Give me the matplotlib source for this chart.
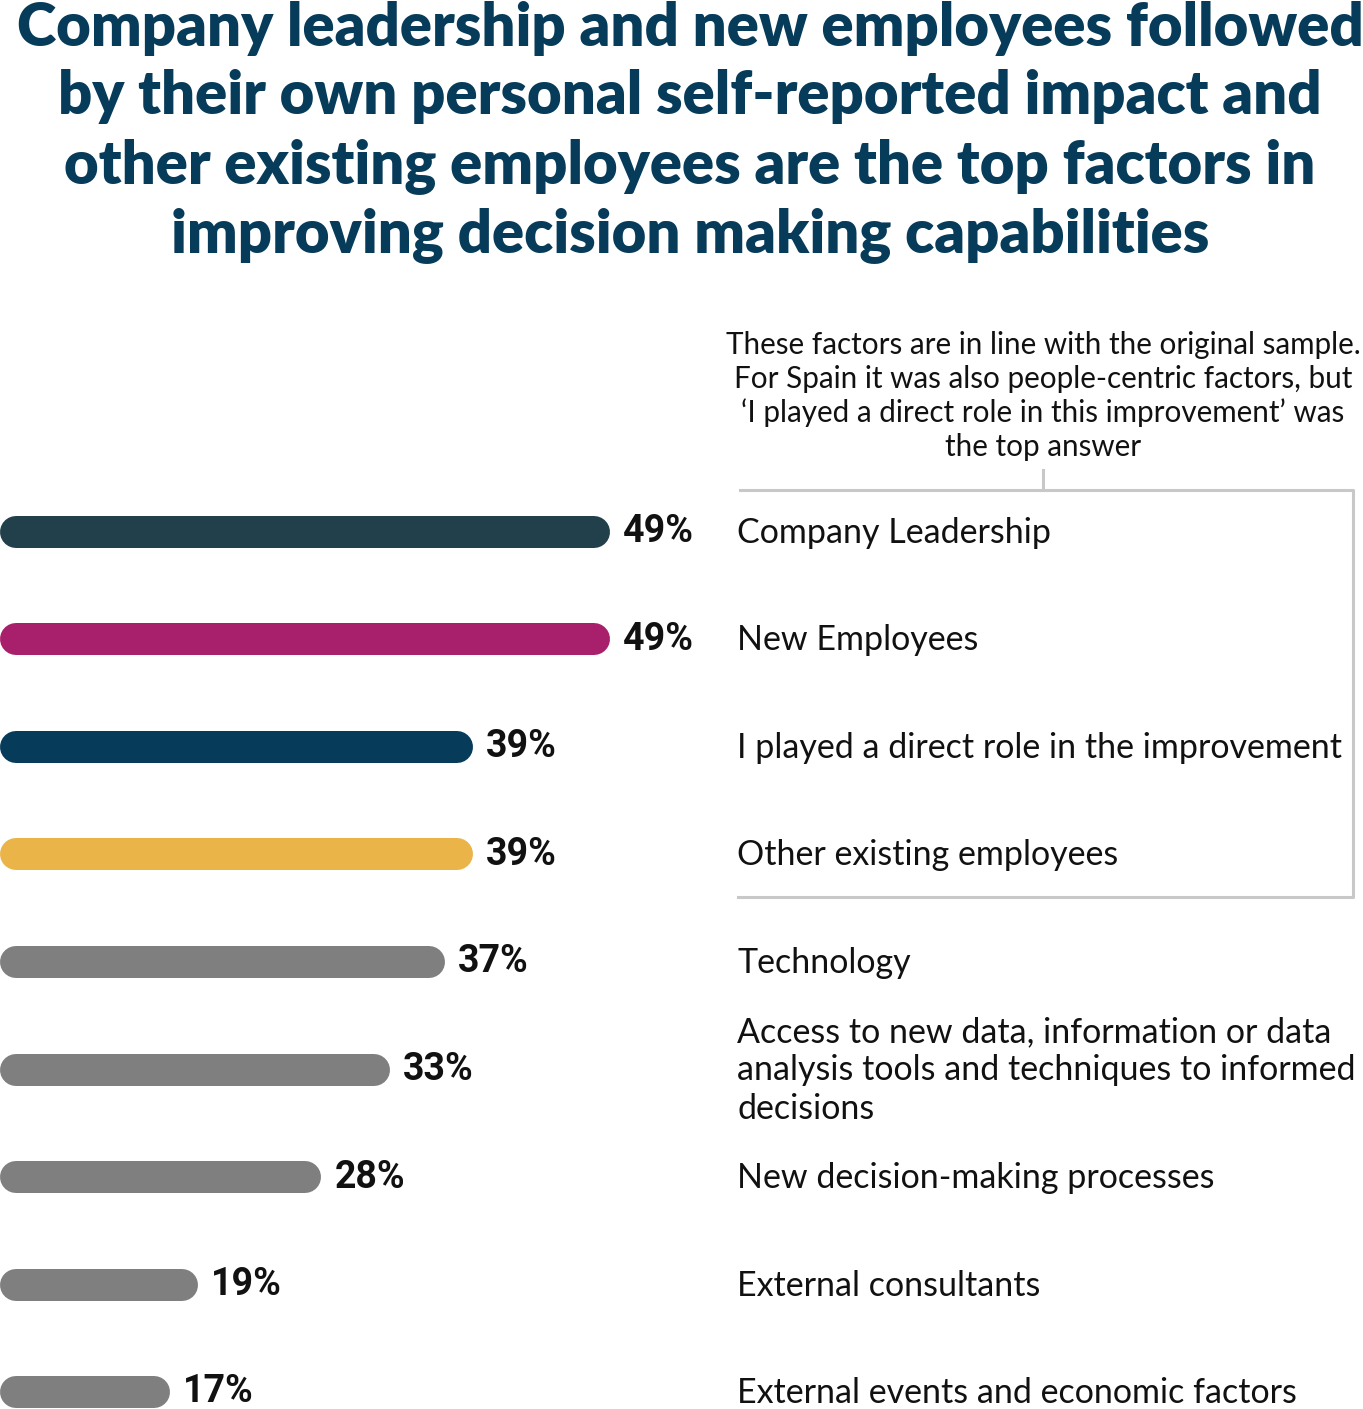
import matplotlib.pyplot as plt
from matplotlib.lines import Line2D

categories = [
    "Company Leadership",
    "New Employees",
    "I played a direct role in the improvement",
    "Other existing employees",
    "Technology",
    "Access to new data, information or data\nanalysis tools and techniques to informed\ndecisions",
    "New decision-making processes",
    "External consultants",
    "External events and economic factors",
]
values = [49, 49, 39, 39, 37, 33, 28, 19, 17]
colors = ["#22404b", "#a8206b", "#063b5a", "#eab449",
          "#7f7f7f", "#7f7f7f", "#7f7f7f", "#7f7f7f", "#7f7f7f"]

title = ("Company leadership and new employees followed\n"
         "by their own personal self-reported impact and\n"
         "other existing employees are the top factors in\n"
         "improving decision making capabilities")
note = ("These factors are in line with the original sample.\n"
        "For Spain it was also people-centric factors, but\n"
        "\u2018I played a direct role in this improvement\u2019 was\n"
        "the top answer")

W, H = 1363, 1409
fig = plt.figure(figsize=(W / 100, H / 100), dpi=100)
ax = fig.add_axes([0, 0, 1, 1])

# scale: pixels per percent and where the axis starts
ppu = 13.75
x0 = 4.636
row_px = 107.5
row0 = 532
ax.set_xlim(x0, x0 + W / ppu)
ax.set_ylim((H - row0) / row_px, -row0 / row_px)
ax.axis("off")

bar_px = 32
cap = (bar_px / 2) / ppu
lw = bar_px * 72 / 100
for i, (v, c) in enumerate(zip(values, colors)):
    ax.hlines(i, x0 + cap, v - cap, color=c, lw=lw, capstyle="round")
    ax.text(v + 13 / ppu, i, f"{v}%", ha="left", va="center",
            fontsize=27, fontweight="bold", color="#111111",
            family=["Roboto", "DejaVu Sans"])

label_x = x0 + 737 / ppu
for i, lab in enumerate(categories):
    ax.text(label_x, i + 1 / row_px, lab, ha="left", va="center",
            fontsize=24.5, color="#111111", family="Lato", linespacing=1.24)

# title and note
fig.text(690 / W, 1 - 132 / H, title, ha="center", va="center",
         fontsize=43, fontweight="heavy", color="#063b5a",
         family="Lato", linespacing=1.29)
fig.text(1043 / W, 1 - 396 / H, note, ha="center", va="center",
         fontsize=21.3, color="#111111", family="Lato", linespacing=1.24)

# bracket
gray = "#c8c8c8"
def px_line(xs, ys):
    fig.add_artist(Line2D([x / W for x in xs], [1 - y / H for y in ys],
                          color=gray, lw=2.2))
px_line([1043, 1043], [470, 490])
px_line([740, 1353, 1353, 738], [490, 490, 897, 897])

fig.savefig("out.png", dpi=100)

________

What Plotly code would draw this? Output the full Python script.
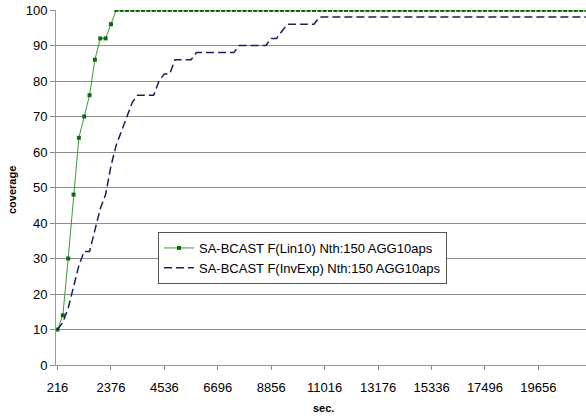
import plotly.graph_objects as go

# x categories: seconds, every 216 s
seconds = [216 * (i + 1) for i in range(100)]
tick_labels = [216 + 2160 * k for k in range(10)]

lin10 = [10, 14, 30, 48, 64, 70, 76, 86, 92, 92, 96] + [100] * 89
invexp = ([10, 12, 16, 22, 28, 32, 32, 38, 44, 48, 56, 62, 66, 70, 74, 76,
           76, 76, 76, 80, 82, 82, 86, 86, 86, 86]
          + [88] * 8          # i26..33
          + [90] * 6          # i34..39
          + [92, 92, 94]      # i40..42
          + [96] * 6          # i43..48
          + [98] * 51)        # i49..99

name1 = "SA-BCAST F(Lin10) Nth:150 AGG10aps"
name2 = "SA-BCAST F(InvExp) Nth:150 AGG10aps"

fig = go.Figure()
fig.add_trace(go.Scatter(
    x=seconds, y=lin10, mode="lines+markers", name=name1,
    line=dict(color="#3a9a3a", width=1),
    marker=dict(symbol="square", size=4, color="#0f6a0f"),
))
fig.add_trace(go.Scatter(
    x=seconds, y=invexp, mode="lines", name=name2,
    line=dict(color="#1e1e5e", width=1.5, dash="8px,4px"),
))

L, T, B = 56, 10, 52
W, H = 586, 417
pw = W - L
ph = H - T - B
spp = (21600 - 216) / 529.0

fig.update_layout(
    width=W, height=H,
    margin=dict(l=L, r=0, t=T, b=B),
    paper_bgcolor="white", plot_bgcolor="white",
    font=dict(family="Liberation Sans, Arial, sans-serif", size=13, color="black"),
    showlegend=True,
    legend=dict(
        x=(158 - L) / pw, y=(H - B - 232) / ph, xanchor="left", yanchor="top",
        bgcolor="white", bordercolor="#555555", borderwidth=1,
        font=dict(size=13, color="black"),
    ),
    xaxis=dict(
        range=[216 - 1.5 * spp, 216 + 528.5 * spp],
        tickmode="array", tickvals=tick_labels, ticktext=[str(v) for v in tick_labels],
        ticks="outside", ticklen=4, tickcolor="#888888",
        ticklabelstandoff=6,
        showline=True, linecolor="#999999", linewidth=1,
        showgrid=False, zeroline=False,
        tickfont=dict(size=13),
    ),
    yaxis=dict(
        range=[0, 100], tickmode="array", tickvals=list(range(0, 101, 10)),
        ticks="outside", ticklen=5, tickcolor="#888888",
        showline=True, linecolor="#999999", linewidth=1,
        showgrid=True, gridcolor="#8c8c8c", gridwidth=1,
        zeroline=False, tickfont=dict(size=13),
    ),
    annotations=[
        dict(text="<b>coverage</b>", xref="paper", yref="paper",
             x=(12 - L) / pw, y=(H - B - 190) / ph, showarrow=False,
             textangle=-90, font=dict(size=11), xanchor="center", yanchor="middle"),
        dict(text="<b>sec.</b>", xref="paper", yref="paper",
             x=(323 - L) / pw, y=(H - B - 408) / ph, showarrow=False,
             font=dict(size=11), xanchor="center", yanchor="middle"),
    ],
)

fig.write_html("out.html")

________

§ **Instructions to follow**: From the data above, copy each line that holds "matplotlib".

§ **Answer to this task**:
Give me the matplotlib source for this chart.
import matplotlib.pyplot as plt
from matplotlib.lines import Line2D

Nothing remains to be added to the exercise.